**TASK TO COMPLETE**
Render the material again word for word, skipping the pictures in it.

-------- COLLECTED MATERIAL

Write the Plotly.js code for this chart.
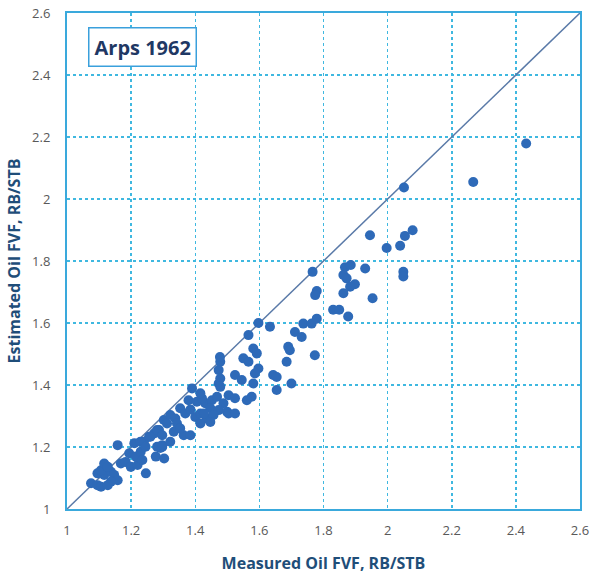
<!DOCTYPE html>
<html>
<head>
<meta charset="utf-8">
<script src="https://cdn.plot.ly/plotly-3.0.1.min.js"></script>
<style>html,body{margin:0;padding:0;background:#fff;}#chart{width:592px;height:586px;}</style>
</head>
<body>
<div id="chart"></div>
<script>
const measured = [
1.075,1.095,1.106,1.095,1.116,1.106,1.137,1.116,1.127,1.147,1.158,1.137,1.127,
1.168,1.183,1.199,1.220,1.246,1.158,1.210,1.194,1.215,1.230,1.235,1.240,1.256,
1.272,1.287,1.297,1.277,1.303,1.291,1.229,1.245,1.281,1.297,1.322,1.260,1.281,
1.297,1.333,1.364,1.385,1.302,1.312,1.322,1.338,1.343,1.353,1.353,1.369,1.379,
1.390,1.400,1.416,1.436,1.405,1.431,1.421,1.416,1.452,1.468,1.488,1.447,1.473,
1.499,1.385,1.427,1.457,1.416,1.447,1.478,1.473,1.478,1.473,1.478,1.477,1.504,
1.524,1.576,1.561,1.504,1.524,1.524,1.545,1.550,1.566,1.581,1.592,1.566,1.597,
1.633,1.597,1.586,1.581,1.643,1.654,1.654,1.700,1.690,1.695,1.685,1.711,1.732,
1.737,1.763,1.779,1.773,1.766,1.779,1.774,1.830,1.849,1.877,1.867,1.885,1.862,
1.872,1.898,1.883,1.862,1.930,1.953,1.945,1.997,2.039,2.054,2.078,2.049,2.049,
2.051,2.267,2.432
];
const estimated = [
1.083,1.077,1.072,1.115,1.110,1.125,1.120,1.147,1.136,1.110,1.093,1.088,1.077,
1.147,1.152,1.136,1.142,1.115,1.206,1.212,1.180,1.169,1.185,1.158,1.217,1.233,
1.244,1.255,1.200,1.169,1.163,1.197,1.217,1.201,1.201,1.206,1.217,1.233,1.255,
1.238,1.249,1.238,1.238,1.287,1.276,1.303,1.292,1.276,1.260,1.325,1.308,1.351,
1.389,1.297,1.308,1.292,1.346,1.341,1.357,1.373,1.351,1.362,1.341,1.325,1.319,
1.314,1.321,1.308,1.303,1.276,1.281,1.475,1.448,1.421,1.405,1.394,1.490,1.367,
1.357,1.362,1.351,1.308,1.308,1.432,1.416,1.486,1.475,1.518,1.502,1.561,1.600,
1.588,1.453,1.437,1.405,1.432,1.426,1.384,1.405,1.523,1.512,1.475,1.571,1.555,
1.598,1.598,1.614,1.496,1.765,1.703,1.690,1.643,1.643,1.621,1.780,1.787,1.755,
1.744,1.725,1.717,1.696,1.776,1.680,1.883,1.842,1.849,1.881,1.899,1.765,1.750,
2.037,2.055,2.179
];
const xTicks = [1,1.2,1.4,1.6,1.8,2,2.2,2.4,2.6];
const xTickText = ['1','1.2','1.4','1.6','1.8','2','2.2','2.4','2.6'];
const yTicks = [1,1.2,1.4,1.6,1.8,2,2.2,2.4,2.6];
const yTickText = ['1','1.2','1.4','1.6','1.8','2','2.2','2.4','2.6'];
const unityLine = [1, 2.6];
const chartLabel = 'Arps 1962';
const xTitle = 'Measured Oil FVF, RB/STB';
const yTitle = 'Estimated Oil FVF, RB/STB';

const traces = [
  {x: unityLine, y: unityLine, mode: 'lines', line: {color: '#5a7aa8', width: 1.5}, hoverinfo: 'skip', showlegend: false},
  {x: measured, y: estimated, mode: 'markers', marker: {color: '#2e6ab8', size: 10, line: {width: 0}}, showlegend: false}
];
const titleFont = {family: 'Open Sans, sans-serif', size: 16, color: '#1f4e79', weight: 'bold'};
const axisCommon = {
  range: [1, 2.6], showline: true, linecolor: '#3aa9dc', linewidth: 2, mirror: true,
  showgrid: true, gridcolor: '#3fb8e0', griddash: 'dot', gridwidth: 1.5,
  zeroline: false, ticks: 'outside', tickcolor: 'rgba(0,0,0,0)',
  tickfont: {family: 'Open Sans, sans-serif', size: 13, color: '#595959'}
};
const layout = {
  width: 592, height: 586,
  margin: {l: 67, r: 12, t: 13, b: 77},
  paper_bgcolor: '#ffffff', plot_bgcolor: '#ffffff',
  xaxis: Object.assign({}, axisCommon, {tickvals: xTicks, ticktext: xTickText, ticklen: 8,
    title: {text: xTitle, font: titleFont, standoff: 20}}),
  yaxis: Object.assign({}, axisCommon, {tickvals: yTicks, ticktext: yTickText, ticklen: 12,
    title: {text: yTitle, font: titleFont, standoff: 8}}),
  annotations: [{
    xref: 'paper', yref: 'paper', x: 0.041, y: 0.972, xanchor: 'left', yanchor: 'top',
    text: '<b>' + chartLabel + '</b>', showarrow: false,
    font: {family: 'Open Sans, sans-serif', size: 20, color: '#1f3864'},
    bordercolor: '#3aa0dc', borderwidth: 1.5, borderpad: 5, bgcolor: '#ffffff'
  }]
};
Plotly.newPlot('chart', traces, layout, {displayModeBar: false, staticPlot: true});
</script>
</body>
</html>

----------------

**COMPLETE ANSWER**
Write the Plotly.js code for this chart.
<!DOCTYPE html>
<html>
<head>
<meta charset="utf-8">
<script src="https://cdn.plot.ly/plotly-3.0.1.min.js"></script>
<style>html,body{margin:0;padding:0;background:#fff;}#chart{width:592px;height:586px;}</style>
</head>
<body>
<div id="chart"></div>
<script>
const measured = [
1.075,1.095,1.106,1.095,1.116,1.106,1.137,1.116,1.127,1.147,1.158,1.137,1.127,
1.168,1.183,1.199,1.220,1.246,1.158,1.210,1.194,1.215,1.230,1.235,1.240,1.256,
1.272,1.287,1.297,1.277,1.303,1.291,1.229,1.245,1.281,1.297,1.322,1.260,1.281,
1.297,1.333,1.364,1.385,1.302,1.312,1.322,1.338,1.343,1.353,1.353,1.369,1.379,
1.390,1.400,1.416,1.436,1.405,1.431,1.421,1.416,1.452,1.468,1.488,1.447,1.473,
1.499,1.385,1.427,1.457,1.416,1.447,1.478,1.473,1.478,1.473,1.478,1.477,1.504,
1.524,1.576,1.561,1.504,1.524,1.524,1.545,1.550,1.566,1.581,1.592,1.566,1.597,
1.633,1.597,1.586,1.581,1.643,1.654,1.654,1.700,1.690,1.695,1.685,1.711,1.732,
1.737,1.763,1.779,1.773,1.766,1.779,1.774,1.830,1.849,1.877,1.867,1.885,1.862,
1.872,1.898,1.883,1.862,1.930,1.953,1.945,1.997,2.039,2.054,2.078,2.049,2.049,
2.051,2.267,2.432
];
const estimated = [
1.083,1.077,1.072,1.115,1.110,1.125,1.120,1.147,1.136,1.110,1.093,1.088,1.077,
1.147,1.152,1.136,1.142,1.115,1.206,1.212,1.180,1.169,1.185,1.158,1.217,1.233,
1.244,1.255,1.200,1.169,1.163,1.197,1.217,1.201,1.201,1.206,1.217,1.233,1.255,
1.238,1.249,1.238,1.238,1.287,1.276,1.303,1.292,1.276,1.260,1.325,1.308,1.351,
1.389,1.297,1.308,1.292,1.346,1.341,1.357,1.373,1.351,1.362,1.341,1.325,1.319,
1.314,1.321,1.308,1.303,1.276,1.281,1.475,1.448,1.421,1.405,1.394,1.490,1.367,
1.357,1.362,1.351,1.308,1.308,1.432,1.416,1.486,1.475,1.518,1.502,1.561,1.600,
1.588,1.453,1.437,1.405,1.432,1.426,1.384,1.405,1.523,1.512,1.475,1.571,1.555,
1.598,1.598,1.614,1.496,1.765,1.703,1.690,1.643,1.643,1.621,1.780,1.787,1.755,
1.744,1.725,1.717,1.696,1.776,1.680,1.883,1.842,1.849,1.881,1.899,1.765,1.750,
2.037,2.055,2.179
];
const xTicks = [1,1.2,1.4,1.6,1.8,2,2.2,2.4,2.6];
const xTickText = ['1','1.2','1.4','1.6','1.8','2','2.2','2.4','2.6'];
const yTicks = [1,1.2,1.4,1.6,1.8,2,2.2,2.4,2.6];
const yTickText = ['1','1.2','1.4','1.6','1.8','2','2.2','2.4','2.6'];
const unityLine = [1, 2.6];
const chartLabel = 'Arps 1962';
const xTitle = 'Measured Oil FVF, RB/STB';
const yTitle = 'Estimated Oil FVF, RB/STB';

const traces = [
  {x: unityLine, y: unityLine, mode: 'lines', line: {color: '#5a7aa8', width: 1.5}, hoverinfo: 'skip', showlegend: false},
  {x: measured, y: estimated, mode: 'markers', marker: {color: '#2e6ab8', size: 10, line: {width: 0}}, showlegend: false}
];
const titleFont = {family: 'Open Sans, sans-serif', size: 16, color: '#1f4e79', weight: 'bold'};
const axisCommon = {
  range: [1, 2.6], showline: true, linecolor: '#3aa9dc', linewidth: 2, mirror: true,
  showgrid: true, gridcolor: '#3fb8e0', griddash: 'dot', gridwidth: 1.5,
  zeroline: false, ticks: 'outside', tickcolor: 'rgba(0,0,0,0)',
  tickfont: {family: 'Open Sans, sans-serif', size: 13, color: '#595959'}
};
const layout = {
  width: 592, height: 586,
  margin: {l: 67, r: 12, t: 13, b: 77},
  paper_bgcolor: '#ffffff', plot_bgcolor: '#ffffff',
  xaxis: Object.assign({}, axisCommon, {tickvals: xTicks, ticktext: xTickText, ticklen: 8,
    title: {text: xTitle, font: titleFont, standoff: 20}}),
  yaxis: Object.assign({}, axisCommon, {tickvals: yTicks, ticktext: yTickText, ticklen: 12,
    title: {text: yTitle, font: titleFont, standoff: 8}}),
  annotations: [{
    xref: 'paper', yref: 'paper', x: 0.041, y: 0.972, xanchor: 'left', yanchor: 'top',
    text: '<b>' + chartLabel + '</b>', showarrow: false,
    font: {family: 'Open Sans, sans-serif', size: 20, color: '#1f3864'},
    bordercolor: '#3aa0dc', borderwidth: 1.5, borderpad: 5, bgcolor: '#ffffff'
  }]
};
Plotly.newPlot('chart', traces, layout, {displayModeBar: false, staticPlot: true});
</script>
</body>
</html>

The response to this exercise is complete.